Extract, without alteration, each line from the start of the listing to the line bearing "import pandas as pd".

[START Supplied material]

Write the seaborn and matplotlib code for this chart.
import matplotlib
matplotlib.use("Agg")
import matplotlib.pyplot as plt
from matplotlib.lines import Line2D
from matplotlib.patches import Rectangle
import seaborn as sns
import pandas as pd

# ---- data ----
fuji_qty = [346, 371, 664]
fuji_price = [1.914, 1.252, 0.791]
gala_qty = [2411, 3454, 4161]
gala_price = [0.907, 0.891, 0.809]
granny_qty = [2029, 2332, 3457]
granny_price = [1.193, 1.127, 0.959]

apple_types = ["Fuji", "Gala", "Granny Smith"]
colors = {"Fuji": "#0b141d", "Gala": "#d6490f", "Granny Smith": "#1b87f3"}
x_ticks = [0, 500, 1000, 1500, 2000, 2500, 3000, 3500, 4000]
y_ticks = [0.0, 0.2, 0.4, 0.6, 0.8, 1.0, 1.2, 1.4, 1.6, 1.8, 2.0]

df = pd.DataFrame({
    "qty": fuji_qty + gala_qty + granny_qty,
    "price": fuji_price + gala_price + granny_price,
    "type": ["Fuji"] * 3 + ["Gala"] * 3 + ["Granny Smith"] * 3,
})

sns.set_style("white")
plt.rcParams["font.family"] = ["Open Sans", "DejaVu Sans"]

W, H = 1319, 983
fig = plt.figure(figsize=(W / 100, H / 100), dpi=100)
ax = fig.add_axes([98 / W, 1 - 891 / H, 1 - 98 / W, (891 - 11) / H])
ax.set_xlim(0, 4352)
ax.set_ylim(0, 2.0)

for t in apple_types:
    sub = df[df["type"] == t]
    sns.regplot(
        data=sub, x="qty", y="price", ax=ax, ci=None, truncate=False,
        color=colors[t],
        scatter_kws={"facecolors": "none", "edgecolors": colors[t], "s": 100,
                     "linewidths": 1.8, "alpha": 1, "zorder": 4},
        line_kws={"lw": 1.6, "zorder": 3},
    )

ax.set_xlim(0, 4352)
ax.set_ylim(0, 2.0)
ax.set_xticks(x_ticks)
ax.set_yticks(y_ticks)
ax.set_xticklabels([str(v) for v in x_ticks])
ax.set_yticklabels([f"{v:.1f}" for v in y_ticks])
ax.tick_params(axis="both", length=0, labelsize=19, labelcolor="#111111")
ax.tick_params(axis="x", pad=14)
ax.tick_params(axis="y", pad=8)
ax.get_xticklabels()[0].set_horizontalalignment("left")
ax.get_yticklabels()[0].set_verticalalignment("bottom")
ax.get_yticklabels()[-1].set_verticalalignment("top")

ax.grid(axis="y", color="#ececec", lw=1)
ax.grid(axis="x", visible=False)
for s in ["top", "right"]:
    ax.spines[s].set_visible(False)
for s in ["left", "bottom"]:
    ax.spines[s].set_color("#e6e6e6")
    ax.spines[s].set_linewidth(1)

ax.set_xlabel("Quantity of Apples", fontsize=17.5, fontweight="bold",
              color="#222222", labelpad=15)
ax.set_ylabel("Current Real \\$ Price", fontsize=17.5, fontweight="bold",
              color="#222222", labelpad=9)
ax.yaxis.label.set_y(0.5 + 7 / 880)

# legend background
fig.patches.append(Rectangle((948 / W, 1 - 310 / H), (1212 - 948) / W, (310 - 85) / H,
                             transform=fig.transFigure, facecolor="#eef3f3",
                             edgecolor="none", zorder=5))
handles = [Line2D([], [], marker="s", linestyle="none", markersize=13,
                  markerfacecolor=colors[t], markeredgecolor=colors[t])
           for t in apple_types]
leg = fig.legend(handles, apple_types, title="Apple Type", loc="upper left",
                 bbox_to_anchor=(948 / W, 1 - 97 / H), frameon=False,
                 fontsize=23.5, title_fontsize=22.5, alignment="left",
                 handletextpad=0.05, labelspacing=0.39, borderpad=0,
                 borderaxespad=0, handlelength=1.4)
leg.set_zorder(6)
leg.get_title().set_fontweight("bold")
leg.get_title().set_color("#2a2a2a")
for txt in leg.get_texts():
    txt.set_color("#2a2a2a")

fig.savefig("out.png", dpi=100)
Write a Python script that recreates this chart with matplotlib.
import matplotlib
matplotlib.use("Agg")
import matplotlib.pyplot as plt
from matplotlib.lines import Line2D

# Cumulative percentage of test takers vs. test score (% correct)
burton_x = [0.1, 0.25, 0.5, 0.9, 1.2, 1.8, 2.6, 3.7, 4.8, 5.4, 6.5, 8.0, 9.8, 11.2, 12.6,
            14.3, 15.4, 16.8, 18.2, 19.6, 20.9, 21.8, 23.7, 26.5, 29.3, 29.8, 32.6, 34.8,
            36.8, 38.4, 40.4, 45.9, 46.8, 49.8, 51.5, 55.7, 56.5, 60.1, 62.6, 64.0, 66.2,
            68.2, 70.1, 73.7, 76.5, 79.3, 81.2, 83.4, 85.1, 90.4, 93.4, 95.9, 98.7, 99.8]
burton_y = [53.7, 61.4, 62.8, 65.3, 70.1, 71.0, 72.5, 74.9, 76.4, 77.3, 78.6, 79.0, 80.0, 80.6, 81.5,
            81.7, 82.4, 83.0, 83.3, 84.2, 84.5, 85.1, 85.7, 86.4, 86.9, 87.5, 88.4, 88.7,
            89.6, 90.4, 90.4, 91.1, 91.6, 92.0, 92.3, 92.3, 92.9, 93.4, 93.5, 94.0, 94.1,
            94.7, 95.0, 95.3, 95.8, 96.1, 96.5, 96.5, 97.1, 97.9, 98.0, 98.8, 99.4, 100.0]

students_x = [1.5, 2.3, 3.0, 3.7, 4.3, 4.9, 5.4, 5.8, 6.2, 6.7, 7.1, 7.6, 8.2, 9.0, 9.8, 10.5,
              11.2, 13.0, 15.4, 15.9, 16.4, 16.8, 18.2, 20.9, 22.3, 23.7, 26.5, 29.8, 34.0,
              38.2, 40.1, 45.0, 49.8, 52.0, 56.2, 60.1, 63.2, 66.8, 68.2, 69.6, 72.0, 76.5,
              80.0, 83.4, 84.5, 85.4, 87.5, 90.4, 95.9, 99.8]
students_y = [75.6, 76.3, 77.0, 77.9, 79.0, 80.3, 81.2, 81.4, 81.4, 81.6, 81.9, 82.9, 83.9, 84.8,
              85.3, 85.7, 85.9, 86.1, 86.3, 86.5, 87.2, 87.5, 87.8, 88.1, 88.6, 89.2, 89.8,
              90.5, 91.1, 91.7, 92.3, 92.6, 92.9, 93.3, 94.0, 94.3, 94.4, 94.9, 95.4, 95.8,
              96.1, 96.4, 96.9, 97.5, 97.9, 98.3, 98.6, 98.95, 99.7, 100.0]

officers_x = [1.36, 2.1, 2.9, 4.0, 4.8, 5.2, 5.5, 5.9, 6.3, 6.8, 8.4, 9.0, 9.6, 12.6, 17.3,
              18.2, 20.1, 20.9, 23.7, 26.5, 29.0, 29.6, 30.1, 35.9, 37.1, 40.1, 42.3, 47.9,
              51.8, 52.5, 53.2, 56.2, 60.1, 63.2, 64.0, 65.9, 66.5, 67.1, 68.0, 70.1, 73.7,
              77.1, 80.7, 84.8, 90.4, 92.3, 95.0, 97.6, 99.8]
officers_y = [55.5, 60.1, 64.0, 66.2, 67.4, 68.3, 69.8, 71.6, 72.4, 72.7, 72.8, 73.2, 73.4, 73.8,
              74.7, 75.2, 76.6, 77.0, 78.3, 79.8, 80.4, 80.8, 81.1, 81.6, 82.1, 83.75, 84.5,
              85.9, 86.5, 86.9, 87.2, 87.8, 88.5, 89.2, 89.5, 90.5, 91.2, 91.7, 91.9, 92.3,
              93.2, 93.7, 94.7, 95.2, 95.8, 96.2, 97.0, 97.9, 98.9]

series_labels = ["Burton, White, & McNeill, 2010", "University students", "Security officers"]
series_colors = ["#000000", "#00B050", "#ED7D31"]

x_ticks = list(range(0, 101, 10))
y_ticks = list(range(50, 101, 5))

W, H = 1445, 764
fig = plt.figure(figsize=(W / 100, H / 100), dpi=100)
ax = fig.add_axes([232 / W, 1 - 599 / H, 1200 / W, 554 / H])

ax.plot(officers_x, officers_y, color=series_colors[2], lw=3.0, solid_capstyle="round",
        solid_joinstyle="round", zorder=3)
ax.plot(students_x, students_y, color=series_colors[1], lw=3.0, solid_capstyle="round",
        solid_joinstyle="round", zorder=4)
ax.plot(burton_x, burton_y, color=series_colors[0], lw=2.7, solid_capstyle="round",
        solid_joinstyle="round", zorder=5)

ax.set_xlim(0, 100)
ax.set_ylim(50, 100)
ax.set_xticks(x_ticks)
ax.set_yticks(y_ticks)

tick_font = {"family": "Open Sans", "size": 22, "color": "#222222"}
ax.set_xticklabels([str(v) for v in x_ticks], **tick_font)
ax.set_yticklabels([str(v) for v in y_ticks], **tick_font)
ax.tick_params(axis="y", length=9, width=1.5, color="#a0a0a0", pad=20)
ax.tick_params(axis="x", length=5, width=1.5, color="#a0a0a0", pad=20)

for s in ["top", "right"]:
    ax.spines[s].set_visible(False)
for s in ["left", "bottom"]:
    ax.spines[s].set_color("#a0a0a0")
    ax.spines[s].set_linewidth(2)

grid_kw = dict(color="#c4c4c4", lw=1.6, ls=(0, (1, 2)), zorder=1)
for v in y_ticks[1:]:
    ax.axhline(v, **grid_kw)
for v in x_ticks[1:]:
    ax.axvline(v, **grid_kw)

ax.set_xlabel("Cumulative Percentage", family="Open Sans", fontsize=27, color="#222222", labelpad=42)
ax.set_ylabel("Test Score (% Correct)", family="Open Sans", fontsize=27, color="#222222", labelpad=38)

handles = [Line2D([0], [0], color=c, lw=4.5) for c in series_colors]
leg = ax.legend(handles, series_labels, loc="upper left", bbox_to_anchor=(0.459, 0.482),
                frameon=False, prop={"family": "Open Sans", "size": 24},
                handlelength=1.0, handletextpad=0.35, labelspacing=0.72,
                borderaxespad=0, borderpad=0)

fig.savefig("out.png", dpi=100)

[END Supplied material]

_In response_
Write the seaborn and matplotlib code for this chart.
import matplotlib
matplotlib.use("Agg")
import matplotlib.pyplot as plt
from matplotlib.lines import Line2D
from matplotlib.patches import Rectangle
import seaborn as sns
import pandas as pd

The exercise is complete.